B.A.A. : Absolument, même si nous ne sommes pas parfaits. Nous avançons progressivement, peut-être pas assez vite, mais régulièrement. En tout cas, nous ne reculons pas. Et la majorité de la population soutient le processus. Il nous reste certes beaucoup de chemin à faire, mais cela ne signifie pas que nous n’avons rien fait. Nous avons récemment mis à l’étude un projet de loi très moderne sur le multipartisme. Nous avons déjà plusieurs partis, mais nous souhaitons davantage d’ouverture politique. Nous avons créé des universités privées, des médias privés, des écoles et des banques privées. Nous avons fait beaucoup depuis cinq ans.

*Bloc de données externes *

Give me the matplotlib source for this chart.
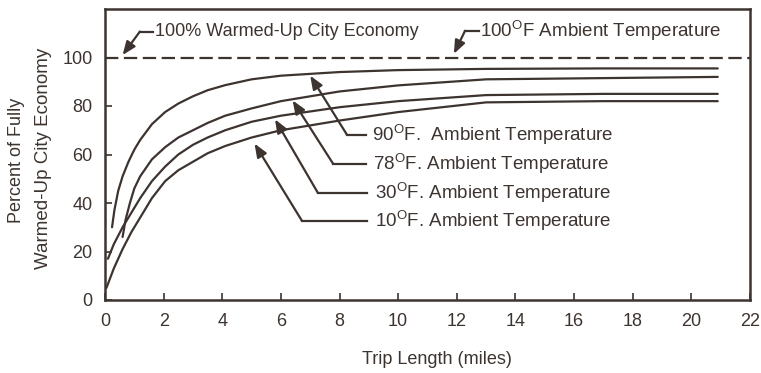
import numpy as np
import matplotlib
matplotlib.use("Agg")
import matplotlib.pyplot as plt

plt.rcParams['font.family'] = ['Liberation Sans', 'DejaVu Sans']
plt.rcParams['mathtext.fontset'] = 'custom'
plt.rcParams['mathtext.rm'] = 'Liberation Sans'

ink = '#3d3430'

# trip length (miles) vs percent of warmed-up city economy
x_90 = [0.24, 0.32, 0.45, 0.6, 0.8, 1.0, 1.2, 1.6, 2.05, 2.5, 3.0, 3.5, 4.1, 5.0, 6.0, 8.0, 10.0, 13.0, 17.0, 20.9]
y_90 = [30, 37, 45, 51, 57, 62, 66, 72.5, 77.5, 81, 84, 86.5, 88.6, 91, 92.5, 94, 94.8, 95.3, 95.5, 95.5]

x_78 = [0.6, 0.7, 0.85, 1.0, 1.2, 1.6, 2.05, 2.5, 3.0, 3.5, 4.1, 5.0, 6.0, 8.0, 10.0, 13.0, 17.0, 20.9]
y_78 = [26, 33, 40, 46, 51, 58, 63, 67, 70, 73, 76, 79, 82, 86, 88.5, 91, 91.5, 92]

x_30 = [0.1, 0.3, 0.6, 0.9, 1.2, 1.6, 2.05, 2.5, 3.0, 3.5, 4.1, 5.0, 6.0, 8.0, 10.0, 13.0, 17.0, 20.9]
y_30 = [17, 23, 30, 36, 42, 49, 55, 60, 64, 67, 70, 73.5, 76, 79.5, 82, 84.5, 85, 85]

x_10 = [0.05, 0.3, 0.6, 0.9, 1.2, 1.6, 2.05, 2.5, 3.0, 3.5, 4.1, 5.0, 6.0, 8.0, 10.0, 13.0, 17.0, 20.9]
y_10 = [5, 13, 21, 28, 34, 42, 49, 53.5, 57, 60.5, 63.5, 67, 70, 74, 77.5, 81.5, 82, 82]

full_economy = 100

fig = plt.figure(figsize=(7.61, 3.73), dpi=100)
ax = fig.add_axes([105 / 761, 1 - 300 / 373, 645 / 761, 291 / 373])

for xs, ys in [(x_90, y_90), (x_78, y_78), (x_30, y_30), (x_10, y_10)]:
    ax.plot(xs, ys, '-', color=ink, linewidth=1.6, solid_capstyle='round',
            solid_joinstyle='round')

ax.axhline(full_economy, color=ink, linewidth=1.6, linestyle=(0, (6, 2.5)))

ax.set_xlim(0, 22)
ax.set_ylim(0, 120)
ax.set_xticks(np.arange(0, 23, 2))
ax.set_yticks(np.arange(0, 101, 20))
ax.tick_params(direction='in', length=5, width=1.2, color=ink,
               labelsize=13, labelcolor=ink)
ax.tick_params(axis='y', pad=9)
ax.tick_params(axis='x', pad=9)
for s in ax.spines.values():
    s.set_linewidth(1.8)
    s.set_color(ink)


def callout(text, tip, elbow, lead_end, text_x, size=13.5):
    ax.annotate('', xy=tip, xytext=elbow,
                arrowprops=dict(arrowstyle='-|>,head_length=0.8,head_width=0.32',
                                color=ink, lw=1.6, shrinkA=0, shrinkB=0))
    ax.plot([elbow[0], lead_end], [elbow[1], elbow[1]], color=ink, lw=1.6)
    ax.text(text_x, elbow[1], text, ha='left', va='center', fontsize=size, color=ink)


callout('100% Warmed-Up City Economy', (0.6, 101), (1.19, 110.7), 1.65, 1.7, size=13)
callout('100$^{\\mathrm{O}}$F Ambient Temperature', (11.9, 101.5), (12.28, 111), 12.75, 12.8)
callout('90$^{\\mathrm{O}}$F.  Ambient Temperature', (7.0, 92.5), (8.25, 68.2), 8.9, 9.1)
callout('78$^{\\mathrm{O}}$F. Ambient Temperature', (6.4, 82.3), (7.78, 56.2), 8.9, 9.15)
callout('30$^{\\mathrm{O}}$F. Ambient Temperature', (5.8, 74.5), (7.26, 44.2), 8.95, 9.2)
callout('10$^{\\mathrm{O}}$F. Ambient Temperature', (5.1, 64.5), (6.72, 32.6), 8.95, 9.2)

fig.text(17 / 761, 1 - 160 / 373, 'Percent of Fully', rotation=90,
         ha='center', va='center', fontsize=13, color=ink)
fig.text(44 / 761, 1 - 158 / 373, 'Warmed-Up City Economy', rotation=90,
         ha='center', va='center', fontsize=13.5, color=ink)
fig.text(437 / 761, 1 - 360 / 373, 'Trip Length (miles)',
         ha='center', va='center', fontsize=13, color=ink)

fig.savefig('out.png', dpi=100, facecolor='white')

Les choses ne vont pas lentement, elles vont vite. Mais nous aimerions qu’elles aillent encore plus vite. C’est une ambition normale.
C.A. : En 1991, votre père avait pris la décision stratégique de soutenir le premier président Bush dans sa guerre contre Saddam Hussein. Pourquoi n’en avez-vous pas fait autant ?
B.A.A. : Le président Hafez al-Assad n’a pas soutenu le président Bush père, il a apporté son soutien à la libération du Koweït. C’est complètement différent. Si j’apportais mon soutien à cette administration, cela signifierait que je soutiens l’occupation de l’Irak. Or ce n’est pas le cas. De manière générale, nous pensons que les guerres créent de la tension. Et que celle-ci, en particulier, aura des effets négatifs non seulement sur l’Irak, mais aussi sur la Syrie et d’autres pays. Par principe et par intérêt, nous sommes donc contre cette guerre.
C.A. : N’avez-vous pas peur de la guerre civile ?
B.A.A. : Si, bien sûr. Le chaos présente toujours de tels risques.
C.A. : Et cela ne vous incite pas à soutenir ce que font les États-Unis en Irak ?
B.A.A. : Je viens de répondre à cette question. Il est impossible d’instaurer la stabilité, d’empêcher la guerre civile ou l’éclatement de l’Irak sans un processus politique. Ce processus politique est indispensable et nous le soutenons. Nous soutenons l’Irak et son gouvernement, ce qui n’est pas la même chose que de soutenir les États-Unis.